For fflox‘s commissioned continuation of
All in Your Head (LJ), after
From the moment they breathed our air (Lj) after: Staying in the City (LJ) and Spooks vs. Bugs (DW)
“You’re not real. You’re in my imagination.”
“I don’t believe in you.”
“I can live my life without you just fine.”
“Aah-choooo!”
“I’ve never seen this many fair folk. I’ve never seen anything like this many so close to a city.”
“Or ghosts. It’s like everyone who ever died here is back…”
Paula was, generally, a well-grounded, sensible, rational young lady, or so her bosses had said, so her teachers had said, so her friends had believed. She had her feet on the ground and she didn’t, as a general rule, believe in things she couldn’t see.
She was also, and had been for several months now, infested with an alien symbiote that read her mind and sometimes controlled her body.
The bugs had invaded dozens of planets, some successfully, some failures, but none, she was getting the impression, as big a failure as Earth was becoming for them. Their system of bonding with native hosts had, she had been told, served them well even on planets where they couldn’t manage a full-scale invasion.
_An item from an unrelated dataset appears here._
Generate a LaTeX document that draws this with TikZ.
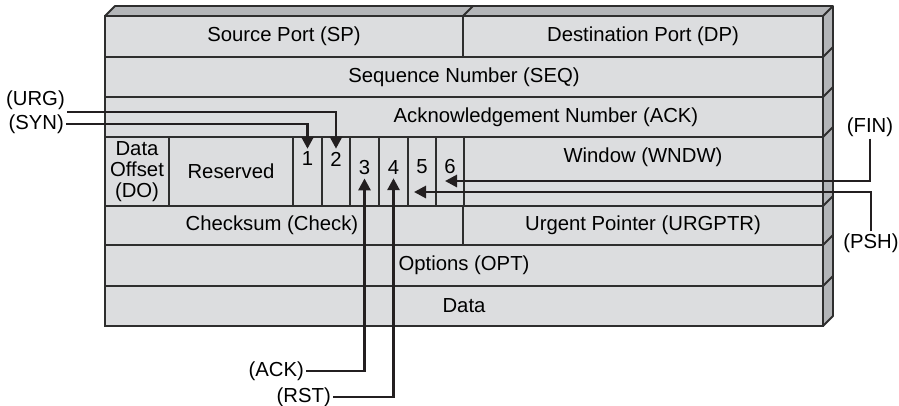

They could sit undetected that way, breed that way, and conquer large parts of the planet from “on the ground.”
They had, she was pretty certain, never faced this sort of resistance, a two-front rebellion from the un-infected outside their walls and from their hosts, the hosts they needed to survive the pollution, in their very homes and bodies.
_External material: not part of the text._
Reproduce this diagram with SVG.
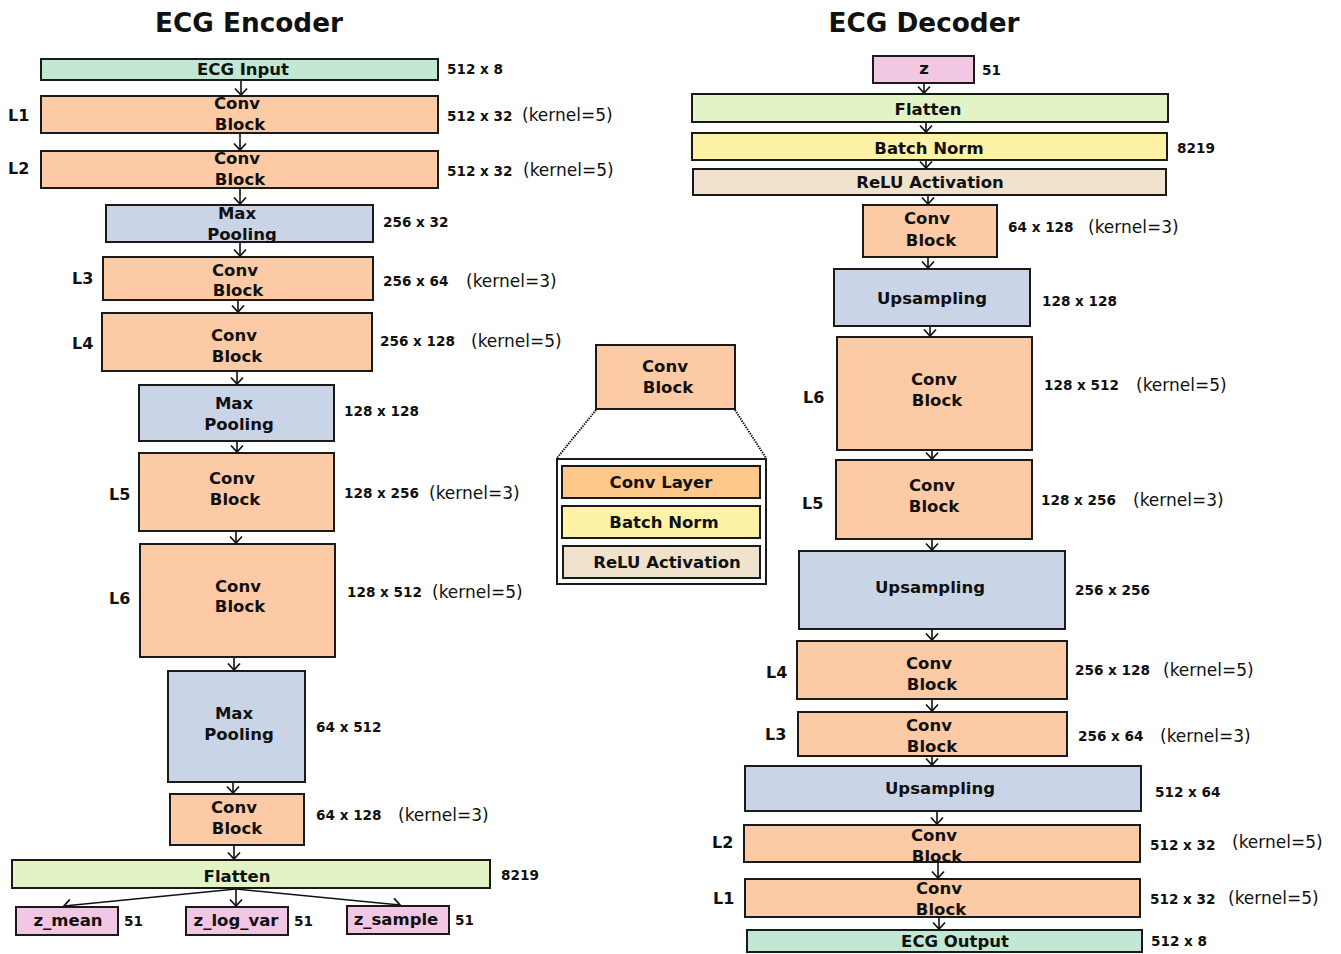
<svg xmlns="http://www.w3.org/2000/svg" width="1341" height="954" viewBox="0 0 1341 954">
<defs>
<marker id="ah" markerUnits="userSpaceOnUse" markerWidth="16" markerHeight="16" viewBox="-9 -8 11 16" refX="0" refY="0" orient="auto">
<path d="M-6.5,-6 L0,0 L-6.5,6" fill="none" stroke="#111" stroke-width="1.7"/>
</marker>
</defs>
<style>
.b{stroke:#1a1a1a;stroke-width:2}
.conv{fill:#fccba6}
.pool{fill:#c9d4e6}
.io{fill:#c2e8d4}
.flat{fill:#e2f3c6}
.bn{fill:#fdf2a6}
.relu{fill:#f0e2cc}
.cl{fill:#fdc88a}
.z{fill:#f2c7e4}
text{font-family:"DejaVu Sans",Verdana,sans-serif;fill:#111}
.t{font-size:16.5px;font-weight:bold;text-anchor:middle}
.h{font-size:26.3px;font-weight:bold;text-anchor:middle}
.d{font-size:13.6px;font-weight:bold}
.k{font-size:17px}
.l{font-size:16px;font-weight:bold}
.c line{stroke:#111;stroke-width:1.6;marker-end:url(#ah)}
</style>
<rect width="1341" height="954" fill="#fff"/>
<text class="h" x="249" y="32">ECG Encoder</text>
<text class="h" x="924" y="32">ECG Decoder</text>

<g id="connectors" class="c">
<line x1="241" y1="80" x2="241" y2="95"/>
<line x1="240" y1="134" x2="240" y2="150"/>
<line x1="240" y1="189" x2="240" y2="204"/>
<line x1="240" y1="243" x2="240" y2="256"/>
<line x1="238" y1="301" x2="238" y2="312"/>
<line x1="237" y1="372" x2="237" y2="384"/>
<line x1="237" y1="442" x2="237" y2="452"/>
<line x1="236" y1="532" x2="236" y2="543"/>
<line x1="234" y1="658" x2="234" y2="670"/>
<line x1="233" y1="783" x2="233" y2="793"/>
<line x1="234" y1="846" x2="234" y2="859"/>
<line x1="236" y1="889" x2="64" y2="906"/>
<line x1="236" y1="889" x2="236" y2="906"/>
<line x1="236" y1="889" x2="400" y2="905"/>
<line x1="924" y1="84" x2="924" y2="93"/>
<line x1="926" y1="123" x2="926" y2="132"/>
<line x1="926" y1="161" x2="926" y2="168"/>
<line x1="928" y1="196" x2="928" y2="204"/>
<line x1="928" y1="258" x2="928" y2="268"/>
<line x1="930" y1="327" x2="930" y2="336"/>
<line x1="932" y1="451" x2="932" y2="459"/>
<line x1="932" y1="540" x2="932" y2="550"/>
<line x1="932" y1="630" x2="932" y2="640"/>
<line x1="932" y1="700" x2="932" y2="711"/>
<line x1="932" y1="757" x2="932" y2="765"/>
<line x1="937" y1="812" x2="937" y2="824"/>
<line x1="938" y1="863" x2="938" y2="878"/>
<line x1="939" y1="918" x2="939" y2="929"/>
<line x1="661" y1="499" x2="661" y2="505"/>
<line x1="661" y1="539" x2="661" y2="545"/>
<line x1="596" y1="410" x2="557" y2="458" style="marker-end:none;stroke-dasharray:1.4 1.1;stroke-width:2"/>
<line x1="735" y1="410" x2="766" y2="458" style="marker-end:none;stroke-dasharray:1.4 1.1;stroke-width:2"/>
</g>

<!-- Encoder -->
<g id="enc_input"><rect class="b io" x="41" y="59" width="397" height="21"/><text class="t" x="243" y="75">ECG Input</text><text class="d" x="447" y="74">512 x 8</text></g>
<g id="enc_L1"><rect class="b conv" x="41" y="96" width="397" height="37"/><text class="t" x="237" y="109">Conv</text><text class="t" x="240" y="130">Block</text><text class="l" x="8" y="121">L1</text><text class="d" x="447" y="121">512 x 32</text><text class="k" x="522" y="121">(kernel=5)</text></g>
<g id="enc_L2"><rect class="b conv" x="41" y="151" width="397" height="37"/><text class="t" x="237" y="164">Conv</text><text class="t" x="240" y="185">Block</text><text class="l" x="8" y="174">L2</text><text class="d" x="447" y="176">512 x 32</text><text class="k" x="523" y="176">(kernel=5)</text></g>
<g id="enc_pool1"><rect class="b pool" x="106" y="205" width="267" height="37"/><text class="t" x="237" y="219">Max</text><text class="t" x="242" y="240">Pooling</text><text class="d" x="383" y="227">256 x 32</text></g>
<g id="enc_L3"><rect class="b conv" x="103" y="257" width="270" height="43"/><text class="t" x="235" y="276">Conv</text><text class="t" x="238" y="296">Block</text><text class="l" x="72" y="284">L3</text><text class="d" x="383" y="286">256 x 64</text><text class="k" x="466" y="287">(kernel=3)</text></g>
<g id="enc_L4"><rect class="b conv" x="102" y="313" width="270" height="58"/><text class="t" x="234" y="341">Conv</text><text class="t" x="237" y="362">Block</text><text class="l" x="72" y="349">L4</text><text class="d" x="380" y="346">256 x 128</text><text class="k" x="471" y="347">(kernel=5)</text></g>
<g id="enc_pool2"><rect class="b pool" x="139" y="385" width="195" height="56"/><text class="t" x="234" y="409">Max</text><text class="t" x="239" y="430">Pooling</text><text class="d" x="344" y="416">128 x 128</text></g>
<g id="enc_L5"><rect class="b conv" x="139" y="453" width="195" height="78"/><text class="t" x="232" y="484">Conv</text><text class="t" x="235" y="505">Block</text><text class="l" x="109" y="500">L5</text><text class="d" x="344" y="498">128 x 256</text><text class="k" x="429" y="499">(kernel=3)</text></g>
<g id="enc_L6"><rect class="b conv" x="140" y="544" width="195" height="113"/><text class="t" x="238" y="592">Conv</text><text class="t" x="240" y="612">Block</text><text class="l" x="109" y="604">L6</text><text class="d" x="347" y="597">128 x 512</text><text class="k" x="432" y="598">(kernel=5)</text></g>
<g id="enc_pool3"><rect class="b pool" x="168" y="671" width="137" height="111"/><text class="t" x="234" y="719">Max</text><text class="t" x="239" y="740">Pooling</text><text class="d" x="316" y="732">64 x 512</text></g>
<g id="enc_conv"><rect class="b conv" x="170" y="794" width="134" height="51"/><text class="t" x="234" y="813">Conv</text><text class="t" x="237" y="834">Block</text><text class="d" x="316" y="820">64 x 128</text><text class="k" x="398" y="821">(kernel=3)</text></g>
<g id="enc_flatten"><rect class="b flat" x="12" y="860" width="478" height="28"/><text class="t" x="237" y="882">Flatten</text><text class="d" x="501" y="880">8219</text></g>
<g id="z_mean"><rect class="b z" x="16" y="907" width="102" height="28"/><text class="t" x="68" y="926">z_mean</text><text class="d" x="124" y="926">51</text></g>
<g id="z_log_var"><rect class="b z" x="186" y="907" width="102" height="28"/><text class="t" x="236" y="926">z_log_var</text><text class="d" x="294" y="926">51</text></g>
<g id="z_sample"><rect class="b z" x="347" y="906" width="102" height="28"/><text class="t" x="396" y="925">z_sample</text><text class="d" x="455" y="925">51</text></g>

<!-- Inset -->
<g id="inset_conv"><rect class="b conv" x="596" y="345" width="139" height="64"/><text class="t" x="665" y="372">Conv</text><text class="t" x="668" y="393">Block</text></g>
<g id="inset_box"><rect x="557" y="459" width="209" height="125" fill="#fff" stroke="#1a1a1a" stroke-width="2"/></g>
<g id="inset_convlayer"><rect class="b cl" x="562" y="466" width="198" height="32"/><text class="t" x="661" y="488">Conv Layer</text></g>
<g id="inset_bn"><rect class="b bn" x="562" y="506" width="198" height="32"/><text class="t" x="664" y="528">Batch Norm</text></g>
<g id="inset_relu"><rect class="b relu" x="563" y="546" width="197" height="32"/><text class="t" x="667" y="568">ReLU Activation</text></g>

<!-- Decoder -->
<g id="dec_z"><rect class="b z" x="873" y="56" width="101" height="27"/><text class="t" x="924" y="74">z</text><text class="d" x="982" y="75">51</text></g>
<g id="dec_flatten"><rect class="b flat" x="692" y="94" width="476" height="28"/><text class="t" x="928" y="115">Flatten</text></g>
<g id="dec_bn"><rect class="b bn" x="692" y="133" width="475" height="27"/><text class="t" x="929" y="154">Batch Norm</text><text class="d" x="1177" y="153">8219</text></g>
<g id="dec_relu"><rect class="b relu" x="693" y="169" width="473" height="26"/><text class="t" x="930" y="188">ReLU Activation</text></g>
<g id="dec_conv"><rect class="b conv" x="863" y="205" width="134" height="52"/><text class="t" x="927" y="224">Conv</text><text class="t" x="931" y="246">Block</text><text class="d" x="1008" y="232">64 x 128</text><text class="k" x="1088" y="233">(kernel=3)</text></g>
<g id="dec_up1"><rect class="b pool" x="834" y="269" width="196" height="57"/><text class="t" x="932" y="304">Upsampling</text><text class="d" x="1042" y="306">128 x 128</text></g>
<g id="dec_L6"><rect class="b conv" x="837" y="337" width="195" height="113"/><text class="t" x="934" y="385">Conv</text><text class="t" x="937" y="406">Block</text><text class="l" x="803" y="403">L6</text><text class="d" x="1044" y="390">128 x 512</text><text class="k" x="1136" y="391">(kernel=5)</text></g>
<g id="dec_L5"><rect class="b conv" x="836" y="460" width="196" height="79"/><text class="t" x="932" y="491">Conv</text><text class="t" x="934" y="512">Block</text><text class="l" x="802" y="509">L5</text><text class="d" x="1041" y="505">128 x 256</text><text class="k" x="1133" y="506">(kernel=3)</text></g>
<g id="dec_up2"><rect class="b pool" x="799" y="551" width="266" height="78"/><text class="t" x="930" y="593">Upsampling</text><text class="d" x="1075" y="595">256 x 256</text></g>
<g id="dec_L4"><rect class="b conv" x="797" y="641" width="270" height="58"/><text class="t" x="929" y="669">Conv</text><text class="t" x="932" y="690">Block</text><text class="l" x="766" y="678">L4</text><text class="d" x="1075" y="675">256 x 128</text><text class="k" x="1163" y="676">(kernel=5)</text></g>
<g id="dec_L3"><rect class="b conv" x="798" y="712" width="269" height="44"/><text class="t" x="929" y="731">Conv</text><text class="t" x="932" y="752">Block</text><text class="l" x="765" y="740">L3</text><text class="d" x="1078" y="741">256 x 64</text><text class="k" x="1160" y="742">(kernel=3)</text></g>
<g id="dec_up3"><rect class="b pool" x="745" y="766" width="396" height="45"/><text class="t" x="940" y="794">Upsampling</text><text class="d" x="1155" y="797">512 x 64</text></g>
<g id="dec_L2"><rect class="b conv" x="744" y="825" width="396" height="37"/><text class="t" x="934" y="841">Conv</text><text class="t" x="937" y="862">Block</text><text class="l" x="712" y="848">L2</text><text class="d" x="1150" y="850">512 x 32</text><text class="k" x="1232" y="848">(kernel=5)</text></g>
<g id="dec_L1"><rect class="b conv" x="745" y="879" width="395" height="38"/><text class="t" x="939" y="894">Conv</text><text class="t" x="941" y="915">Block</text><text class="l" x="713" y="904">L1</text><text class="d" x="1150" y="904">512 x 32</text><text class="k" x="1228" y="904">(kernel=5)</text></g>
<g id="dec_output"><rect class="b io" x="747" y="930" width="395" height="22"/><text class="t" x="955" y="947">ECG Output</text><text class="d" x="1151" y="946">512 x 8</text></g>
</svg>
And Paula, the sensible one, the one who didn’t believe in, say, faeries and was a fan of pharmaceuticals to help the unstable, found herself slipping from host to host, suggesting that they look at the fae, asking how they dealt with the voices in their head, reminding them to forget their allergy meds.
She was too practical and too calm for any of this to really work for her, sadly; she couldn’t really see the fair folk or ghosts that well, and she had never heard another voice in her head before, except her conscience and the echoes of her mother.
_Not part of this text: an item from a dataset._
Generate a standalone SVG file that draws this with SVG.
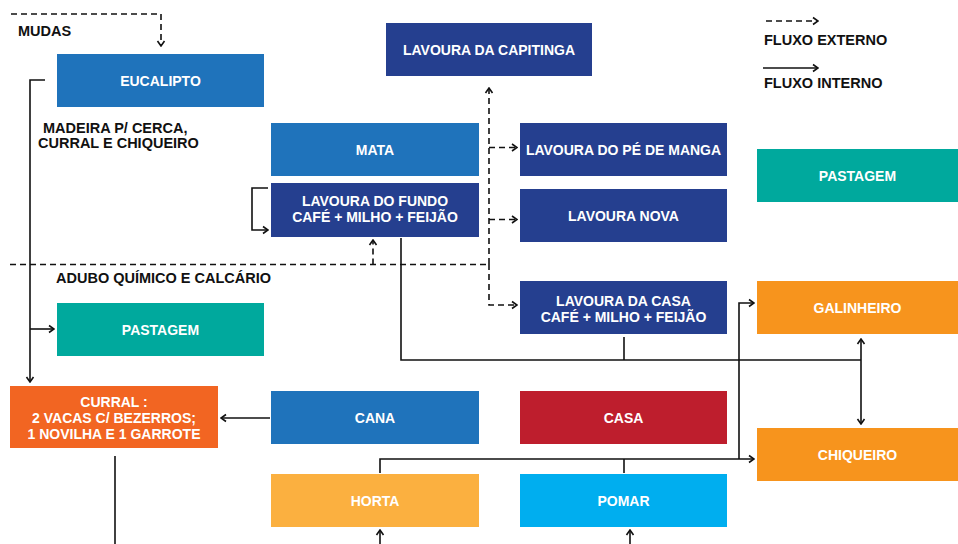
<svg xmlns="http://www.w3.org/2000/svg" width="958" height="544" viewBox="0 0 958 544">
<defs>
<marker id="ah" viewBox="0 0 10 10" refX="9" refY="5" markerWidth="10" markerHeight="10" markerUnits="userSpaceOnUse" orient="auto-start-reverse">
<path d="M4,1.5 L9,5 L4,8.5" fill="none" stroke="#111" stroke-width="1.6"/>
</marker>
<style>
.box text{font-family:"Liberation Sans",Arial,sans-serif;font-weight:bold;font-size:14px;fill:#fff;text-anchor:middle}
.lbl{font-family:"Liberation Sans",Arial,sans-serif;font-weight:bold;font-size:14.5px;fill:#111}
.s{fill:none;stroke:#111;stroke-width:1.6}
.d{fill:none;stroke:#111;stroke-width:1.6;stroke-dasharray:6,4}
.b1{fill:#1f73bb}.b2{fill:#253f8f}.tl{fill:#00a99d}.og{fill:#f7941d}.cu{fill:#f26522}.ca{fill:#be1e2d}.ho{fill:#fbb040}.po{fill:#00aeef}
</style>
</defs>
<g id="connectors">
<path class="d" d="M11,14 H161 V46" marker-end="url(#ah)"/>
<path class="s" d="M45,80 H30 V382" marker-end="url(#ah)"/>
<path class="s" d="M30,329 H54" marker-end="url(#ah)"/>
<path class="d" d="M10,264.5 H489"/>
<path class="d" d="M373,264.5 V240" marker-end="url(#ah)"/>
<path class="d" d="M489,264 V88" marker-end="url(#ah)"/>
<path class="d" d="M489,264 V305 H517" marker-end="url(#ah)"/>
<path class="d" d="M489,147.5 H517" marker-end="url(#ah)"/>
<path class="d" d="M489,219.5 H517" marker-end="url(#ah)"/>
<path class="s" d="M268,188 H252 V230 H268" marker-end="url(#ah)"/>
<path class="s" d="M401,238 V360 H861"/>
<path class="s" d="M624,337 V360"/>
<path class="s" d="M861,339 V424" marker-start="url(#ah)" marker-end="url(#ah)"/>
<path class="s" d="M739,459 V303 H754" marker-end="url(#ah)"/>
<path class="s" d="M380,473 V459 H754" marker-end="url(#ah)"/>
<path class="s" d="M624,459 V473"/>
<path class="s" d="M270,418 H221" marker-end="url(#ah)"/>
<path class="s" d="M115,456 V544"/>
<path class="s" d="M380,544 V530" marker-end="url(#ah)"/>
<path class="s" d="M630,544 V530" marker-end="url(#ah)"/>
<path class="d" d="M766,21 H818" marker-end="url(#ah)"/>
<path class="s" d="M763,68 H818" marker-end="url(#ah)"/>
</g>
<g id="labels">
<text class="lbl" x="18" y="36">MUDAS</text>
<text class="lbl" x="43" y="133">MADEIRA P/ CERCA,</text>
<text class="lbl" x="38" y="148">CURRAL E CHIQUEIRO</text>
<text class="lbl" x="56" y="283">ADUBO QUÍMICO E CALCÁRIO</text>
<text class="lbl" x="764" y="45">FLUXO EXTERNO</text>
<text class="lbl" x="764" y="88">FLUXO INTERNO</text>
</g>
<g id="eucalipto" class="box"><rect class="b1" x="57" y="54" width="207" height="53"/><text x="160.5" y="85.5">EUCALIPTO</text></g>
<g id="capitinga" class="box"><rect class="b2" x="386" y="23" width="206" height="53"/><text x="489" y="54.5">LAVOURA DA CAPITINGA</text></g>
<g id="mata" class="box"><rect class="b1" x="271" y="123" width="208" height="53"/><text x="375" y="154.5">MATA</text></g>
<g id="lavoura-fundo" class="box"><rect class="b2" x="271" y="183" width="208" height="54"/><text x="375" y="206">LAVOURA DO FUNDO</text><text x="375" y="222">CAFÉ + MILHO + FEIJÃO</text></g>
<g id="pe-de-manga" class="box"><rect class="b2" x="520" y="123" width="207" height="53"/><text x="623.5" y="154.5">LAVOURA DO PÉ DE MANGA</text></g>
<g id="lavoura-nova" class="box"><rect class="b2" x="520" y="189" width="207" height="53"/><text x="623.5" y="220.5">LAVOURA NOVA</text></g>
<g id="pastagem-direita" class="box"><rect class="tl" x="757" y="149" width="201" height="53"/><text x="857.5" y="180.5">PASTAGEM</text></g>
<g id="lavoura-casa" class="box"><rect class="b2" x="520" y="281" width="207" height="53"/><text x="623.5" y="306">LAVOURA DA CASA</text><text x="623.5" y="322">CAFÉ + MILHO + FEIJÃO</text></g>
<g id="galinheiro" class="box"><rect class="og" x="757" y="281" width="201" height="53"/><text x="857.5" y="312.5">GALINHEIRO</text></g>
<g id="pastagem-esquerda" class="box"><rect class="tl" x="57" y="303" width="207" height="53"/><text x="160.5" y="334.5">PASTAGEM</text></g>
<g id="curral" class="box"><rect class="cu" x="10" y="386" width="208" height="62"/><text x="114" y="407">CURRAL :</text><text x="114" y="423">2 VACAS C/ BEZERROS;</text><text x="114" y="439">1 NOVILHA E 1 GARROTE</text></g>
<g id="cana" class="box"><rect class="b1" x="271" y="391" width="208" height="53"/><text x="375" y="422.5">CANA</text></g>
<g id="casa" class="box"><rect class="ca" x="520" y="391" width="207" height="53"/><text x="623.5" y="422.5">CASA</text></g>
<g id="chiqueiro" class="box"><rect class="og" x="757" y="428" width="201" height="53"/><text x="857.5" y="459.5">CHIQUEIRO</text></g>
<g id="horta" class="box"><rect class="ho" x="271" y="474" width="208" height="53"/><text x="375" y="505.5">HORTA</text></g>
<g id="pomar" class="box"><rect class="po" x="520" y="474" width="207" height="53"/><text x="623.5" y="505.5">POMAR</text></g>
</svg>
But she could help the others. She could sit down with a new friend and talk her through a panic attack, talk her through a dark moment until the friend could look up and say “this isn’t real. That’s not me saying that,” and have control of her head again. She’d done that before, for college friends, bad acid trips or just bad brain chemistry, more than a few times.
She knew it was working the day that three of her friends, all at once, sat down and said “You’re not real. You’re not real. You’re not real.”
And it was, finally, too much for the symbiotes, as all three fled their hosts and lay choking, dying on the ground like so many ant-fish looking things.
“You’re not real,” another friend said, and a fifth said “the ghosts are really thick here. Do you think bugs have ghosts?”
And that was it. AS their non-symbiote family watched helplessly from their controlled-environment ship, well over half the hosted bugs fled their clearly-insane human hosts, as unable to handle the strange brain chemistry as they were the atmosphere.